Dès lors, il incombe désormais aux plateformes en ligne tels que YouTube, Amazon Prime Vidéo ou encore Netflix, d’obtenir une autorisation des titulaires de droits d’auteur avant tout acte de communication au public, par le biais d’un contrat de licence par exemple.

Ainsi, la responsabilité des plateformes peut être engagée dès lors qu’un contenu non autorisé est diffusé sur leur plateforme.

Dès qu’ils ont connaissance d’une diffusion non autorisée, les plateformes devront agir « promptement » et fournir « leurs meilleurs efforts » pour y mettre fin.

À défaut leur responsabilité peut être engagée.

En droit français, l’article 17 a été transposé par l’ordonnance du 12 mai 2021 (Ordonnance n°2021-580, 12 mai 2021, JO 13 mai 2021), dont les nouvelles dispositions entreront en vigueur à compter du 7 juin 2021.

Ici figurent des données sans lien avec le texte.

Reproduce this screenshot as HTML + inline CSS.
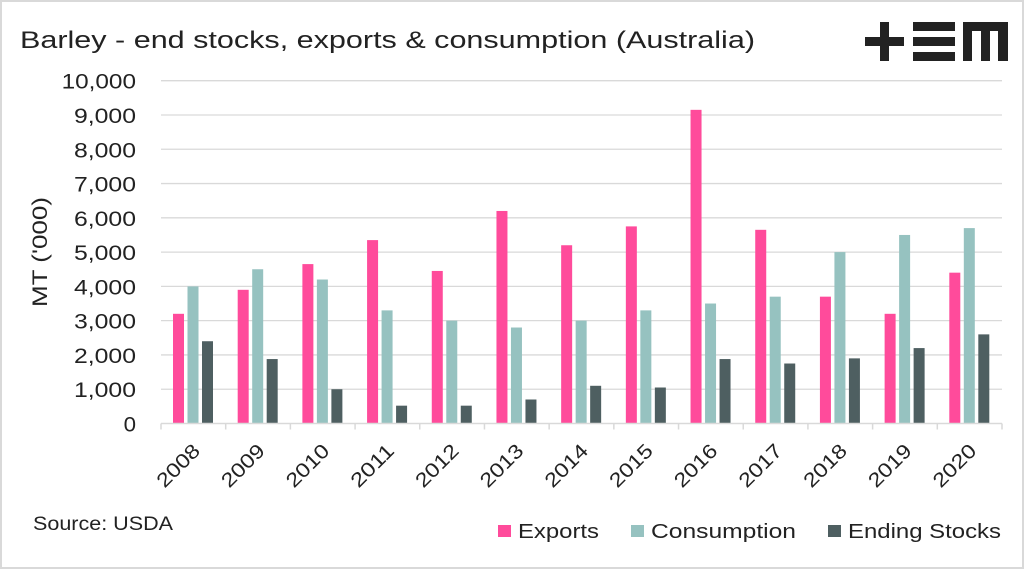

Qu’on l’accepte ou non, le « Paquet droit d’auteur » permet d’établir un certain équilibre entre les auteurs et les grands acteurs du numérique. La recherche d’un tel équilibre relève d’une urgence face à l’importance croissante des acteurs du numérique.

Les Directives (UE) 2019/789 et 2019/790 adoptées le 17 avril 2019 permettent ainsi d’apporter des nouveautés en adéquation avec le marché du numérique tout en harmonisant le droit européen au regard des droits d’auteur et des droits voisins.

En France, les deux Directives n’ont été que partiellement transposées, il faudra donc attendre leur transposition effective afin d’apprécier toutes les conséquences sur le marché français.